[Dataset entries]
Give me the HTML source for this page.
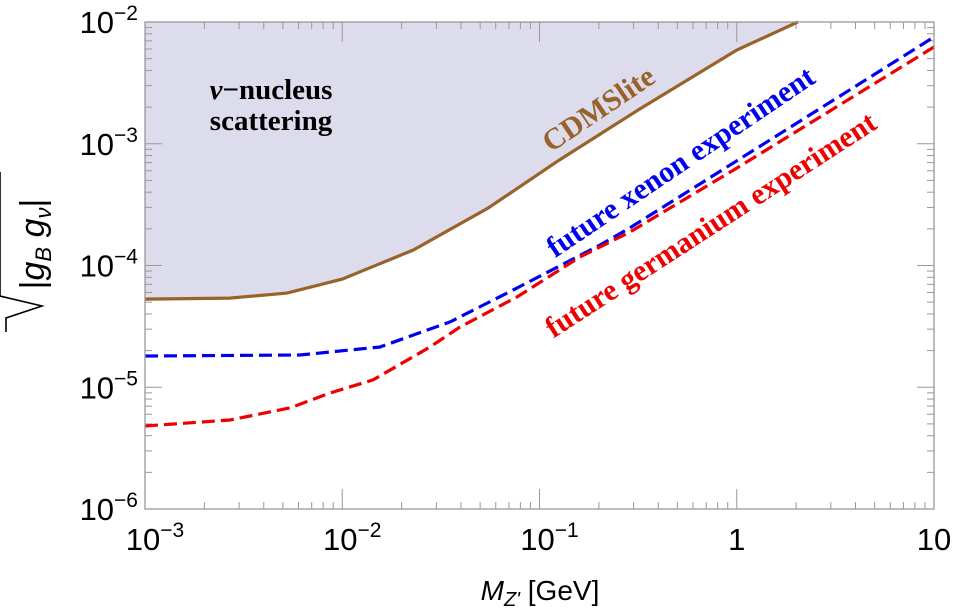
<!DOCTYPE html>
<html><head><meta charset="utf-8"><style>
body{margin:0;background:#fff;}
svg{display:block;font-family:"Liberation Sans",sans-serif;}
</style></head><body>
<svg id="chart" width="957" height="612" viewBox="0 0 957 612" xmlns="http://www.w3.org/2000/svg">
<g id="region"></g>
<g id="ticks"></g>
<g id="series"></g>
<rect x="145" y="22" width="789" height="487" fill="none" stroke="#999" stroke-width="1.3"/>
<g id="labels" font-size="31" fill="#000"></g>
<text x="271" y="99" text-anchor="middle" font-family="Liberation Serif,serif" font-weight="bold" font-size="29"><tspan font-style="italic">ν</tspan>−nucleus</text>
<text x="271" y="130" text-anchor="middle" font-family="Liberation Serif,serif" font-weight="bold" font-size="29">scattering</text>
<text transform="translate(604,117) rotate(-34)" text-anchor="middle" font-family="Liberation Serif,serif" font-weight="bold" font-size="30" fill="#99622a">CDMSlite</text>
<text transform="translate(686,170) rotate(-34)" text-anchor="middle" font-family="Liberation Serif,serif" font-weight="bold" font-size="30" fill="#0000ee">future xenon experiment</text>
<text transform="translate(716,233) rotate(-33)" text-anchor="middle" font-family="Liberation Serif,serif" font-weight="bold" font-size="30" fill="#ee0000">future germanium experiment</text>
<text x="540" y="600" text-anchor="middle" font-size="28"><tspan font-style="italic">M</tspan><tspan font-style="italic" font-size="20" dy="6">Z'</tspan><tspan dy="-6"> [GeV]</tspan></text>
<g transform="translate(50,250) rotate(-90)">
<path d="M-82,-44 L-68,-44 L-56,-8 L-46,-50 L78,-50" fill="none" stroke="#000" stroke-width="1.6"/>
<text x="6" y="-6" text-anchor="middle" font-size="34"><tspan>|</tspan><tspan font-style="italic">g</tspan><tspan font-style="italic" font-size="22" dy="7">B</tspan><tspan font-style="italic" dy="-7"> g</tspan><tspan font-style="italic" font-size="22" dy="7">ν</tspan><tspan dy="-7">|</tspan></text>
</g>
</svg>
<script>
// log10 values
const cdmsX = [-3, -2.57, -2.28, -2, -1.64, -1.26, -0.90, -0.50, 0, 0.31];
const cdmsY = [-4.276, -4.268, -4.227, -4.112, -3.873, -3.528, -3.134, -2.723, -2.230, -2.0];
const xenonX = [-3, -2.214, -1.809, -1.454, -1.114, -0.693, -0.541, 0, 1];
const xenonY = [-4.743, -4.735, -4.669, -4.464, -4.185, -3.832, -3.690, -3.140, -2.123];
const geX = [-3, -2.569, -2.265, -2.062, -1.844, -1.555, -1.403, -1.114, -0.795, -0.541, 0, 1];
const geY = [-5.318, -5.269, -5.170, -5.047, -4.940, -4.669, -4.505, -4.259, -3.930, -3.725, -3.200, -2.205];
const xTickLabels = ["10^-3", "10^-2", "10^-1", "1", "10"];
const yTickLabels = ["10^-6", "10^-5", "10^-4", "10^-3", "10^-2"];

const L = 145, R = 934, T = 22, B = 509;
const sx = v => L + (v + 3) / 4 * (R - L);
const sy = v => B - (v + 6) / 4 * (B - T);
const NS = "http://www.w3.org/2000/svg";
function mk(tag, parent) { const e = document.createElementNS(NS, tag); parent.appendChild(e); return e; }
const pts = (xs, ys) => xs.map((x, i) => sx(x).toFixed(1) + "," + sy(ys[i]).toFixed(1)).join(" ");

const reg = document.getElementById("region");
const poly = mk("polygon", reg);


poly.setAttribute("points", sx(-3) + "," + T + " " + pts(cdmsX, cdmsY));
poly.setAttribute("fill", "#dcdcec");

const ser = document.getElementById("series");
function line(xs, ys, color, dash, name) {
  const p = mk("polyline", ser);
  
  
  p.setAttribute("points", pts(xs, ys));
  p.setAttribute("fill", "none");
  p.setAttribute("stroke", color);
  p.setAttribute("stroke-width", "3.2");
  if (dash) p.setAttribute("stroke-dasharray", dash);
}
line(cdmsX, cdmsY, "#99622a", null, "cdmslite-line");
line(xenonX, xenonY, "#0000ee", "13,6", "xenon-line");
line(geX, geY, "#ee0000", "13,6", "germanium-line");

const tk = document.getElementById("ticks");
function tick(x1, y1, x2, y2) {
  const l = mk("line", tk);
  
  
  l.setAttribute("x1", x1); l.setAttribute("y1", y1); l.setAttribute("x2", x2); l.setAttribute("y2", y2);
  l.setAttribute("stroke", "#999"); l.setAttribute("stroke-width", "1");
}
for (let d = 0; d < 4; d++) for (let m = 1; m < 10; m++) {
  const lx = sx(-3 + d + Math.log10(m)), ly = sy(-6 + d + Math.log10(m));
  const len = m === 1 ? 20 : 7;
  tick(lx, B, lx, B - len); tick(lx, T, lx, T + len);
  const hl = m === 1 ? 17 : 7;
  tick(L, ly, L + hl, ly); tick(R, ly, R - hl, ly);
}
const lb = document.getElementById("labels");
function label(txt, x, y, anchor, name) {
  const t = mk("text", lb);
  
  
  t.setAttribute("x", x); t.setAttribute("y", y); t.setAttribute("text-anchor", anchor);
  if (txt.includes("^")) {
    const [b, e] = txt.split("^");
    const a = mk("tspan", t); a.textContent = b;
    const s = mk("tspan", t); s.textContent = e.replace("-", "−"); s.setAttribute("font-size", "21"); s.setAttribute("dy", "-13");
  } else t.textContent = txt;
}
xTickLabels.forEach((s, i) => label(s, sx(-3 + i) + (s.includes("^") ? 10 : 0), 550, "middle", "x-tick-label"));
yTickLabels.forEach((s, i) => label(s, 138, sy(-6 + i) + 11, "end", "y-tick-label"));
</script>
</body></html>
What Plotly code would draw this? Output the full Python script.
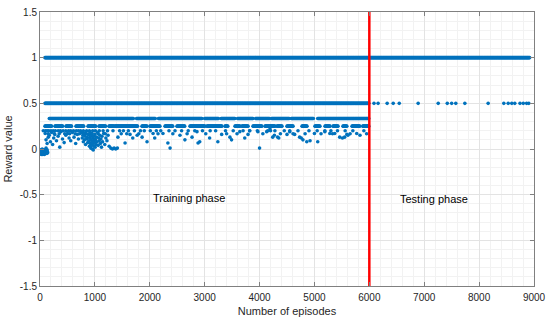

Problem to work on ->
Within the entries above, how many lines contain "script"? Respond with the number only.

Correct output ->
3